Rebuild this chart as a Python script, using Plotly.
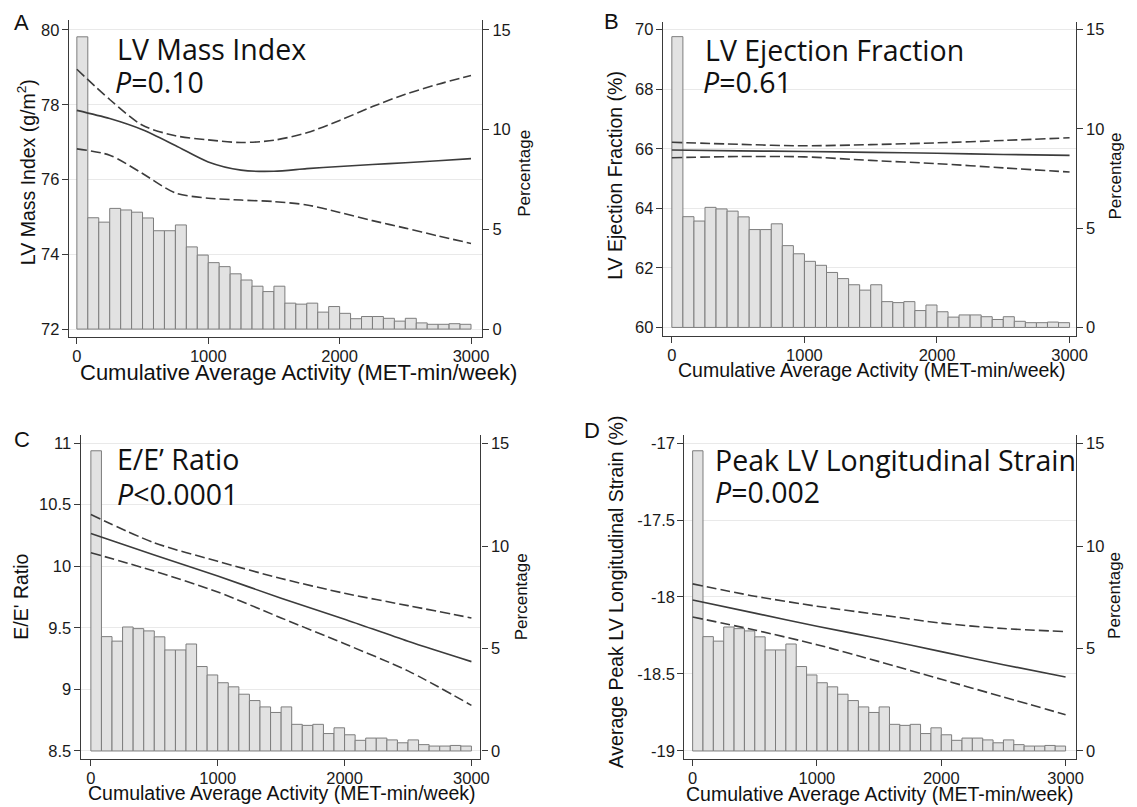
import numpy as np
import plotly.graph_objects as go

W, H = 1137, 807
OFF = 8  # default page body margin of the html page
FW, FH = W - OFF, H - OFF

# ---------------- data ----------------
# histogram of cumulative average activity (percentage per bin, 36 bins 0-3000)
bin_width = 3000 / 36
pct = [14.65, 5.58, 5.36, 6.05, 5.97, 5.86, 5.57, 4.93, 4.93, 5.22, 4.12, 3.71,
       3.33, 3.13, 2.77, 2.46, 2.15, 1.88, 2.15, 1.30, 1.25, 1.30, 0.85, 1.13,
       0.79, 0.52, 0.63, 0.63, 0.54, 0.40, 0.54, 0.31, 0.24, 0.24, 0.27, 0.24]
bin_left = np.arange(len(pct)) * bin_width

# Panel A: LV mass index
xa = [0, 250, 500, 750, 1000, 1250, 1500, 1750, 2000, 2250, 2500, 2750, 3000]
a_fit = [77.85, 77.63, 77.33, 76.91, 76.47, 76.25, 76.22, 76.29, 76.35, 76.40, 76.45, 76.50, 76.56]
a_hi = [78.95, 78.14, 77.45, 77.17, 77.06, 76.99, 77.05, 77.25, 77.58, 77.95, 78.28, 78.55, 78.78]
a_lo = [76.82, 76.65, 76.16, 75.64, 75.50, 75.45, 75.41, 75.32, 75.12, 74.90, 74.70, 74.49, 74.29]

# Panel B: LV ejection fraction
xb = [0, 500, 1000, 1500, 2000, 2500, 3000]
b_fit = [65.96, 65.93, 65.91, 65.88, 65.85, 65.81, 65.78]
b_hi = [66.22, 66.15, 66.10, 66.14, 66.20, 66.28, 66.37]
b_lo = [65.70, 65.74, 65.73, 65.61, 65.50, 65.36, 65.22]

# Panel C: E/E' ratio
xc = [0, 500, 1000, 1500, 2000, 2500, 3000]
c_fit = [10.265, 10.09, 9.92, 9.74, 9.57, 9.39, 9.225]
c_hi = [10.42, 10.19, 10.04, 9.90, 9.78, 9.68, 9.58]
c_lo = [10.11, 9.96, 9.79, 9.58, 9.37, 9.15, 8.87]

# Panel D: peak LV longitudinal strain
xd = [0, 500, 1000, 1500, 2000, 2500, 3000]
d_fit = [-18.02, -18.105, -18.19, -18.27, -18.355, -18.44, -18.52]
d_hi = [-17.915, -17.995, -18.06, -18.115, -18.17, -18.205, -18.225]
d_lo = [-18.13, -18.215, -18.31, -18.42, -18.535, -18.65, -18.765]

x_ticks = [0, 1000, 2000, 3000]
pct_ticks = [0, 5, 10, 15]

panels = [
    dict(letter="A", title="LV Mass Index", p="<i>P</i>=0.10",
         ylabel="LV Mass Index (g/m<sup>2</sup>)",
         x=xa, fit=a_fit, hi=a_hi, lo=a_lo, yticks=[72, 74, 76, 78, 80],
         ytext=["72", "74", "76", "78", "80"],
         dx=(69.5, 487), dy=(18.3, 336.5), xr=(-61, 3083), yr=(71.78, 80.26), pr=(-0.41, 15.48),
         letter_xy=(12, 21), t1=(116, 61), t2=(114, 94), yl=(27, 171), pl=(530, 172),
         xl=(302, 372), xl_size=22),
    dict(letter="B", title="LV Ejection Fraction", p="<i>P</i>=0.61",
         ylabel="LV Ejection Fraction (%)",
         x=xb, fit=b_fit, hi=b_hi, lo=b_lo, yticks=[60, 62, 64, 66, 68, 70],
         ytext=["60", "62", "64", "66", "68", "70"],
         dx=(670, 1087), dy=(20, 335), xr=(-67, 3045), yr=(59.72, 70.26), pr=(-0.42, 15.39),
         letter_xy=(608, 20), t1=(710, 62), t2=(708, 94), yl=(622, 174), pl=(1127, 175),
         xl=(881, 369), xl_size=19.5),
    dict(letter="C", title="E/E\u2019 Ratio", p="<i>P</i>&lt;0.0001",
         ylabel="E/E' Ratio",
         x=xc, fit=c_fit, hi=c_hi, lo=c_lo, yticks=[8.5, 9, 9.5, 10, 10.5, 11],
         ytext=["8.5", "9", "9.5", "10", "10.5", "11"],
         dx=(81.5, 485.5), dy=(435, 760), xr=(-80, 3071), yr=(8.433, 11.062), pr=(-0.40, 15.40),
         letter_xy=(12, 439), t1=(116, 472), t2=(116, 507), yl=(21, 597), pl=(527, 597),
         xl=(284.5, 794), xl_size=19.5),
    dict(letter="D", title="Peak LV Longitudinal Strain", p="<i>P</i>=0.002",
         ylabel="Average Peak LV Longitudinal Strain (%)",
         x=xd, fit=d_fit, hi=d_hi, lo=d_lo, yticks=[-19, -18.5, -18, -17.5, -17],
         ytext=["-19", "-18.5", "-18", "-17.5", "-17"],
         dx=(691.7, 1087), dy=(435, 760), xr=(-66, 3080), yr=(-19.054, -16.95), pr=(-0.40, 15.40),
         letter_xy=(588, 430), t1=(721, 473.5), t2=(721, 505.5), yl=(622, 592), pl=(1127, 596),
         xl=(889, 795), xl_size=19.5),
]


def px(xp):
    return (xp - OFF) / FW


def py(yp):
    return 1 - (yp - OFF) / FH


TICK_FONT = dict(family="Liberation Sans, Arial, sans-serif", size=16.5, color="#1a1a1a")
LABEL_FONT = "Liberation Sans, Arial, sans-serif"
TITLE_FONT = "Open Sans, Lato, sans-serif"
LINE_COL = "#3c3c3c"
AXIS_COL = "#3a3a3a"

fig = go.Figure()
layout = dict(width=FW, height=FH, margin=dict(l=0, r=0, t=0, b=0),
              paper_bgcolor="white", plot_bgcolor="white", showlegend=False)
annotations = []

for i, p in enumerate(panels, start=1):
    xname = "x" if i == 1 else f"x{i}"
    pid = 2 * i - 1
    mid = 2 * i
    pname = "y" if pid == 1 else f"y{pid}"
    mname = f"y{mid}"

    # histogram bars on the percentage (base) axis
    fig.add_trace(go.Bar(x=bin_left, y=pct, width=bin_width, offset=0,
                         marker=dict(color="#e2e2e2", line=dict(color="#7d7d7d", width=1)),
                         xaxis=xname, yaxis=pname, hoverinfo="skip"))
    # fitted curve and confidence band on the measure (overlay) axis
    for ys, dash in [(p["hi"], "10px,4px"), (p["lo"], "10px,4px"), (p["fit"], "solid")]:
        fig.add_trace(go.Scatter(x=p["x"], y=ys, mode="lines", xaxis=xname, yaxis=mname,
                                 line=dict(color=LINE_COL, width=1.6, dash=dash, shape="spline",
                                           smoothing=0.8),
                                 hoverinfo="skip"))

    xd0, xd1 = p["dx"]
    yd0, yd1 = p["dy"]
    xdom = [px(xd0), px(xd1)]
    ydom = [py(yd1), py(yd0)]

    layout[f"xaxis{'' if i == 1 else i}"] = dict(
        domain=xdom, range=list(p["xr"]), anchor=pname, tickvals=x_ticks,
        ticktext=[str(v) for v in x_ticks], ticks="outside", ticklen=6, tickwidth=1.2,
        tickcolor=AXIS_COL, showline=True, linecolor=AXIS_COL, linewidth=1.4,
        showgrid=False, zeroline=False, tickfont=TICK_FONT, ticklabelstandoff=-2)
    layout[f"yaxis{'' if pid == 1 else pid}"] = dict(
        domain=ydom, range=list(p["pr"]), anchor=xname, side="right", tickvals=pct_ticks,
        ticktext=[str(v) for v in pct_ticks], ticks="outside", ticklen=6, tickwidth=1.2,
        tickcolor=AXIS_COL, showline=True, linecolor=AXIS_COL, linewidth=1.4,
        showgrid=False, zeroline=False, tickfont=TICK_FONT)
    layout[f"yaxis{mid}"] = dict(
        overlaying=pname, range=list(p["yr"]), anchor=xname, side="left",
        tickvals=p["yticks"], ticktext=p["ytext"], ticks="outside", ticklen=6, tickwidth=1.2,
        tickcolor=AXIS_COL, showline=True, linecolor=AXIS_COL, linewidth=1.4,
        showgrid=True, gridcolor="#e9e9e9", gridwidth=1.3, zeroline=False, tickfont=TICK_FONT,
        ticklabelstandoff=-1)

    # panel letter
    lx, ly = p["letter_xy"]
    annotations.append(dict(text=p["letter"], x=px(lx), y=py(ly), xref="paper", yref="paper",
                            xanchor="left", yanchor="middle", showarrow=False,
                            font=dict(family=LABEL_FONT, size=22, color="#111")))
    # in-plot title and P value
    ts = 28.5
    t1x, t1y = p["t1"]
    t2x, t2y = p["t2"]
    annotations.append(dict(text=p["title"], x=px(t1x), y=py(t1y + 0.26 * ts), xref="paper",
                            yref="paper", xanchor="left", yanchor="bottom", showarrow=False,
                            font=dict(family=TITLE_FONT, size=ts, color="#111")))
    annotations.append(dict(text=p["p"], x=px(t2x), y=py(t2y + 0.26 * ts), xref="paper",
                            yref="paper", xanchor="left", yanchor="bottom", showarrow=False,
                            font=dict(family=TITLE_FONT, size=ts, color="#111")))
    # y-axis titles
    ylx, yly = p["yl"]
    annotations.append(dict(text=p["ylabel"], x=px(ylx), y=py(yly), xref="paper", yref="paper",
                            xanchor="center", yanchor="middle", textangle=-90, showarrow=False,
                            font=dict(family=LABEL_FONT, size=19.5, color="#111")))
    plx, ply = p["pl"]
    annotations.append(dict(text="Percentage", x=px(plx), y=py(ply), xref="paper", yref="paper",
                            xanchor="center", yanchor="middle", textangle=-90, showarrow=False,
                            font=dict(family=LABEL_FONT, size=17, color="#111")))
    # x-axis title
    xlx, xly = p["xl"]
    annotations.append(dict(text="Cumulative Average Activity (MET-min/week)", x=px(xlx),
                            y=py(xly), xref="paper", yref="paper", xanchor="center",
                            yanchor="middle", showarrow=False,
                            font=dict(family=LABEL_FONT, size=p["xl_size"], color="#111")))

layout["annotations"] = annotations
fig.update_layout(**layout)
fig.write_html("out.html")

================

Short task: Leave out any pictures, please, and quote only the lines from the top of the data through the line that contains "c_lo = [10.11, 9.96, 9.79, 9.58, 9.37, 9.15, 8.87]".

Result of this task:
Rebuild this chart as a Python script, using Plotly.
import numpy as np
import plotly.graph_objects as go

W, H = 1137, 807
OFF = 8  # default page body margin of the html page
FW, FH = W - OFF, H - OFF

# ---------------- data ----------------
# histogram of cumulative average activity (percentage per bin, 36 bins 0-3000)
bin_width = 3000 / 36
pct = [14.65, 5.58, 5.36, 6.05, 5.97, 5.86, 5.57, 4.93, 4.93, 5.22, 4.12, 3.71,
       3.33, 3.13, 2.77, 2.46, 2.15, 1.88, 2.15, 1.30, 1.25, 1.30, 0.85, 1.13,
       0.79, 0.52, 0.63, 0.63, 0.54, 0.40, 0.54, 0.31, 0.24, 0.24, 0.27, 0.24]
bin_left = np.arange(len(pct)) * bin_width

# Panel A: LV mass index
xa = [0, 250, 500, 750, 1000, 1250, 1500, 1750, 2000, 2250, 2500, 2750, 3000]
a_fit = [77.85, 77.63, 77.33, 76.91, 76.47, 76.25, 76.22, 76.29, 76.35, 76.40, 76.45, 76.50, 76.56]
a_hi = [78.95, 78.14, 77.45, 77.17, 77.06, 76.99, 77.05, 77.25, 77.58, 77.95, 78.28, 78.55, 78.78]
a_lo = [76.82, 76.65, 76.16, 75.64, 75.50, 75.45, 75.41, 75.32, 75.12, 74.90, 74.70, 74.49, 74.29]

# Panel B: LV ejection fraction
xb = [0, 500, 1000, 1500, 2000, 2500, 3000]
b_fit = [65.96, 65.93, 65.91, 65.88, 65.85, 65.81, 65.78]
b_hi = [66.22, 66.15, 66.10, 66.14, 66.20, 66.28, 66.37]
b_lo = [65.70, 65.74, 65.73, 65.61, 65.50, 65.36, 65.22]

# Panel C: E/E' ratio
xc = [0, 500, 1000, 1500, 2000, 2500, 3000]
c_fit = [10.265, 10.09, 9.92, 9.74, 9.57, 9.39, 9.225]
c_hi = [10.42, 10.19, 10.04, 9.90, 9.78, 9.68, 9.58]
c_lo = [10.11, 9.96, 9.79, 9.58, 9.37, 9.15, 8.87]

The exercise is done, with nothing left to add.